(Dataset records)

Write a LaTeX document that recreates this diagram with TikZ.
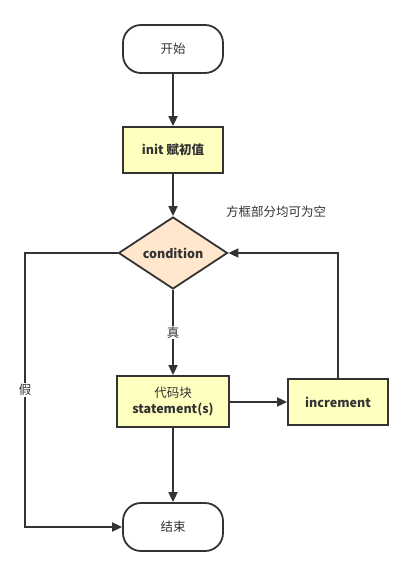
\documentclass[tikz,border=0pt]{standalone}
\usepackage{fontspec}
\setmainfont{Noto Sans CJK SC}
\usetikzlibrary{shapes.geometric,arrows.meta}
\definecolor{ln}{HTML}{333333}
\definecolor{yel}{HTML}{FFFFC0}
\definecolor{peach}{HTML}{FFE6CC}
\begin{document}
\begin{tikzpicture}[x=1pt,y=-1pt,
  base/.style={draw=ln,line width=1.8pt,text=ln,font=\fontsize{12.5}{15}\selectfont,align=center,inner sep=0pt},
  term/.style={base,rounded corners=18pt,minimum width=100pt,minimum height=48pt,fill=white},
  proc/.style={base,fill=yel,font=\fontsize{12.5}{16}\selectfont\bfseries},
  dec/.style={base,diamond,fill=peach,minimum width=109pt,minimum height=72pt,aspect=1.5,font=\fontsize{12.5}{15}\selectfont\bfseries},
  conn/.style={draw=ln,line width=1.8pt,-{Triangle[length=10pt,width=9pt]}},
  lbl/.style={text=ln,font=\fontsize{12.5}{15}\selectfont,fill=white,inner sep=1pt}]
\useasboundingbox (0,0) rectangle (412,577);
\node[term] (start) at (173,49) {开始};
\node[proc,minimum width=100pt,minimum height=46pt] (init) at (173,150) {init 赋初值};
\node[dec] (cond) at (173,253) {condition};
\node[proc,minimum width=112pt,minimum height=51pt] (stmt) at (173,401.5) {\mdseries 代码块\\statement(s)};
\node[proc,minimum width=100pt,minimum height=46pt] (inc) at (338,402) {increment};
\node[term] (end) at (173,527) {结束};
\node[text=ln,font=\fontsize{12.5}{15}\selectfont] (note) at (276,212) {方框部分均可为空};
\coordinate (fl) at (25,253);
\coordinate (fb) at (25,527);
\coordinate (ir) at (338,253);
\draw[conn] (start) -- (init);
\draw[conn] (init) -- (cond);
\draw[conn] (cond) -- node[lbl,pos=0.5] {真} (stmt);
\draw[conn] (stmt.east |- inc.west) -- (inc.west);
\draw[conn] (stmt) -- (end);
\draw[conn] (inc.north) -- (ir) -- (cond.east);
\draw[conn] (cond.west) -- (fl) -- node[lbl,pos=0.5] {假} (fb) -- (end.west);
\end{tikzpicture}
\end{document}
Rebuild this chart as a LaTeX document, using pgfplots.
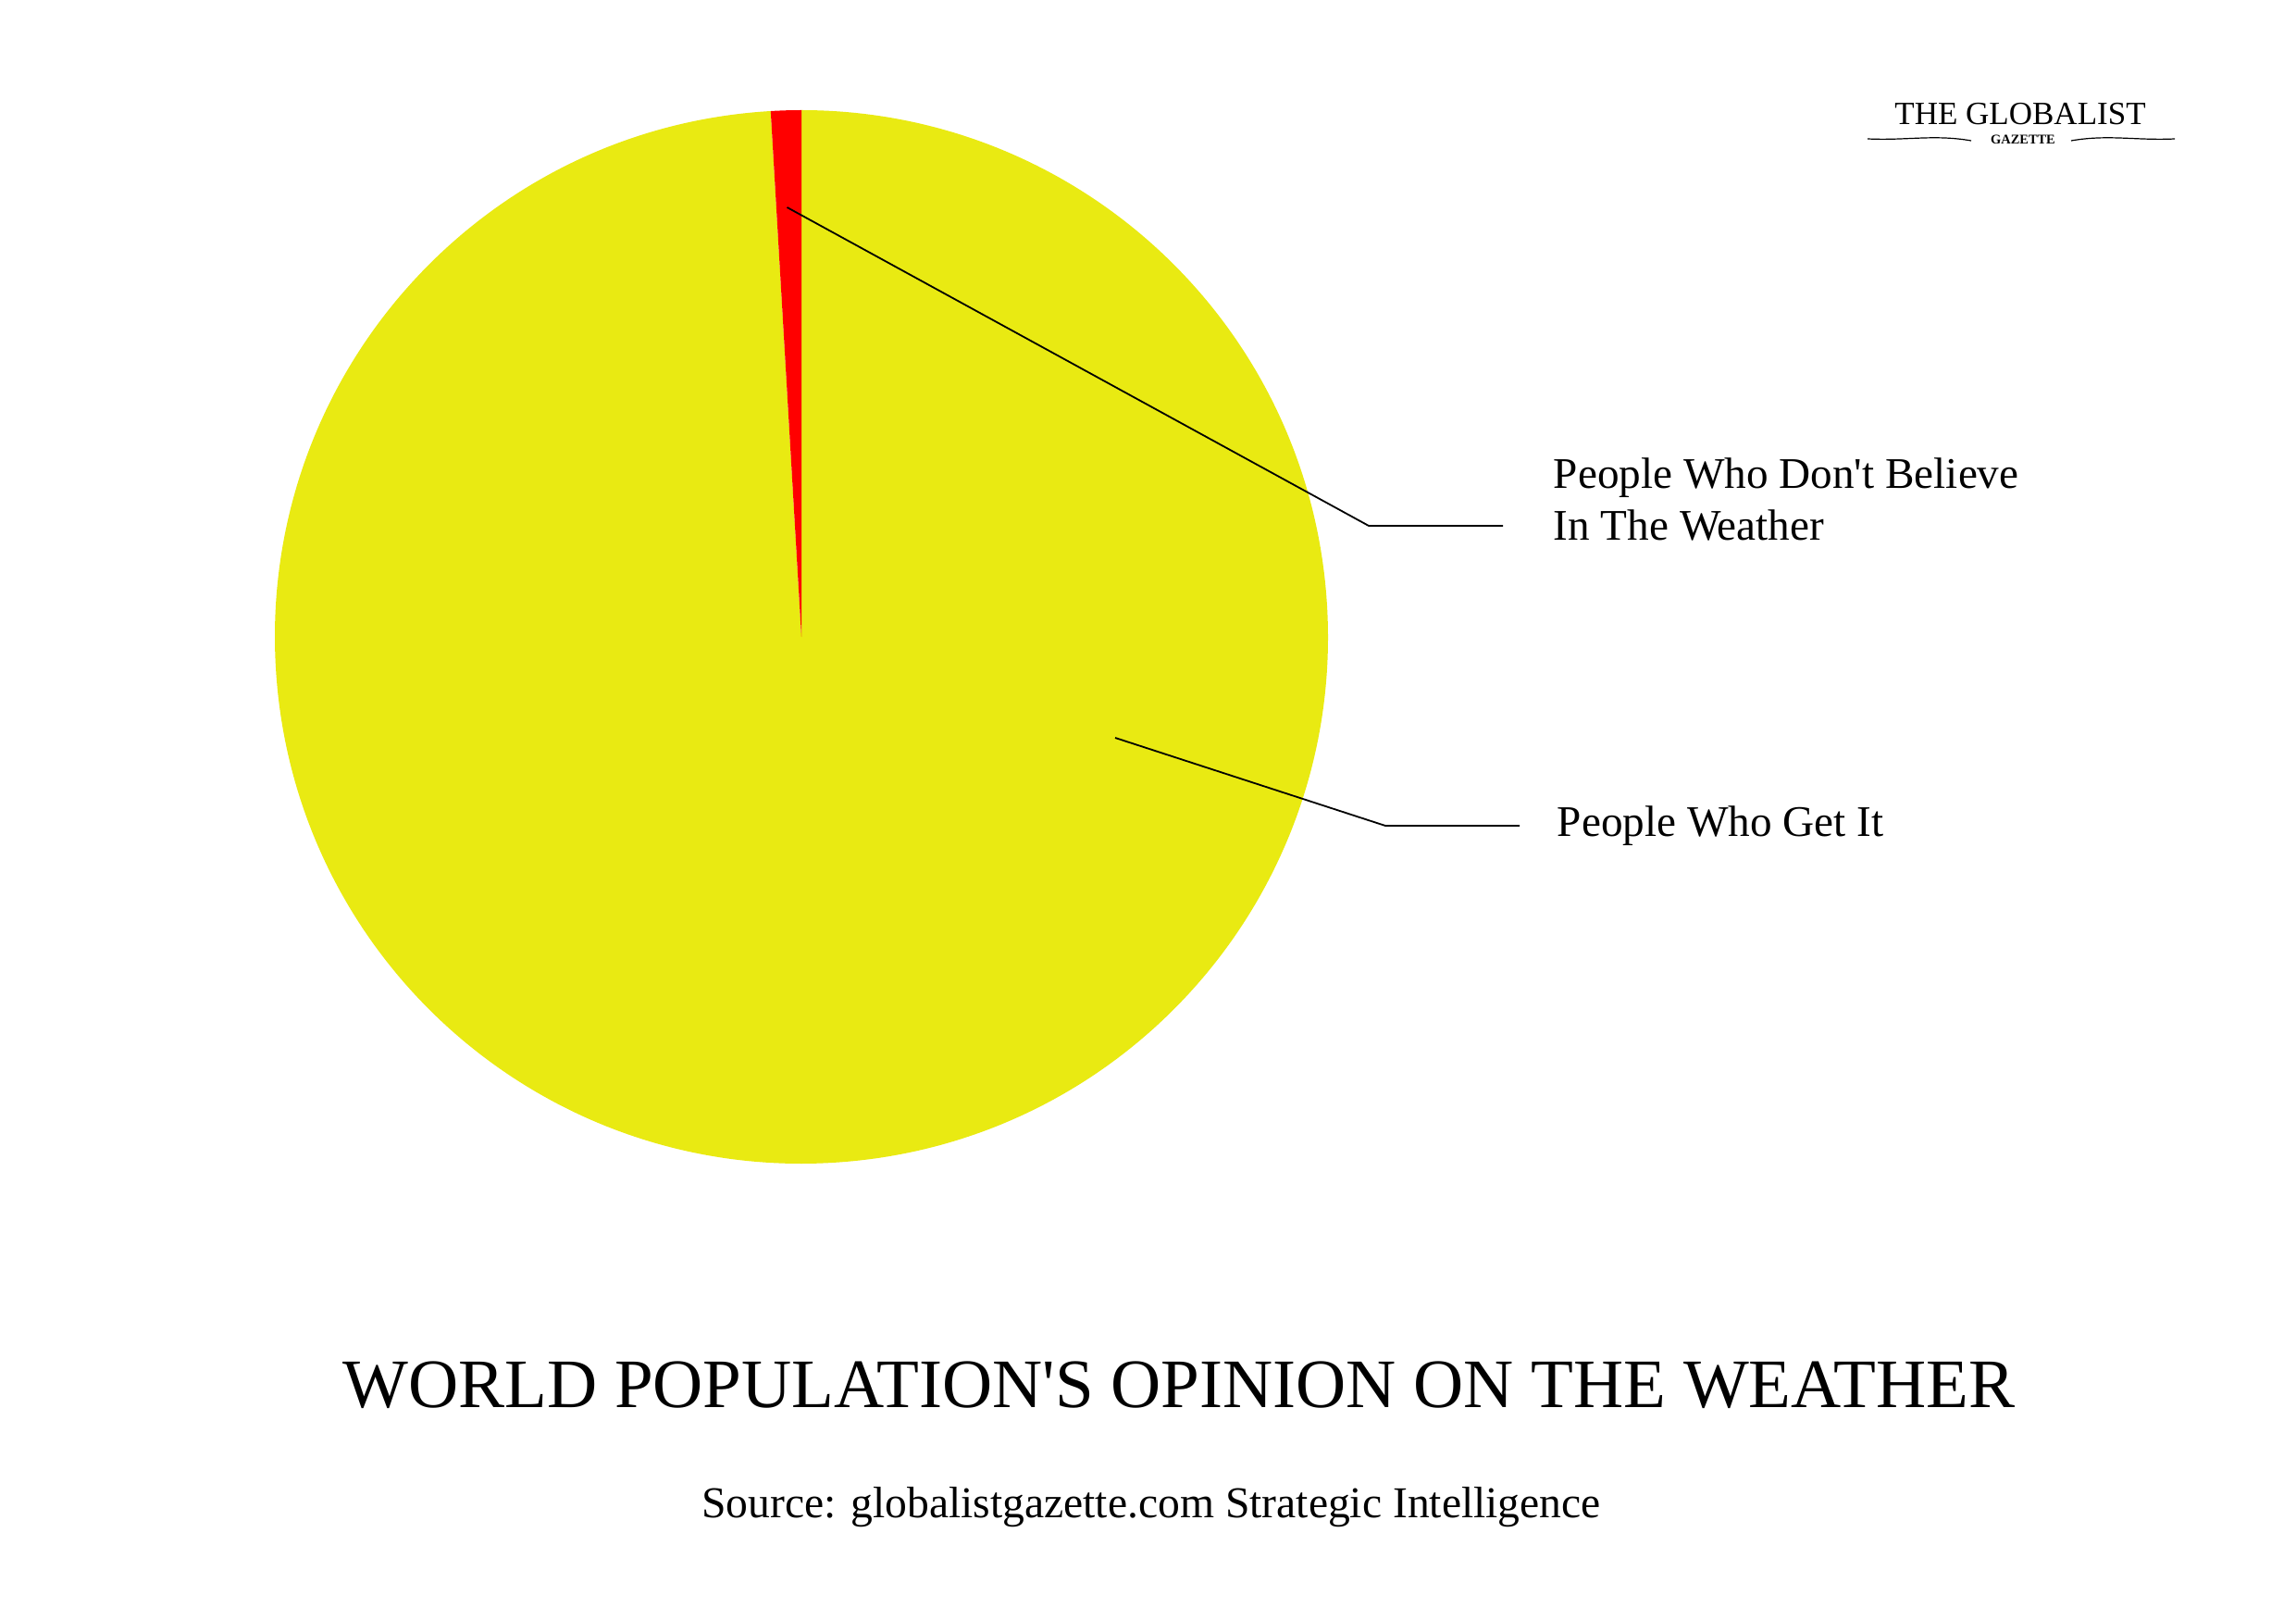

WORK TO BE COMPLETED:
Identify the lines in the entries that hold "LaTeX" and return each one.

TASK SOLUTION:
Write a LaTeX document that recreates this diagram with TikZ.
Rebuild this chart as a LaTeX document, using pgfplots.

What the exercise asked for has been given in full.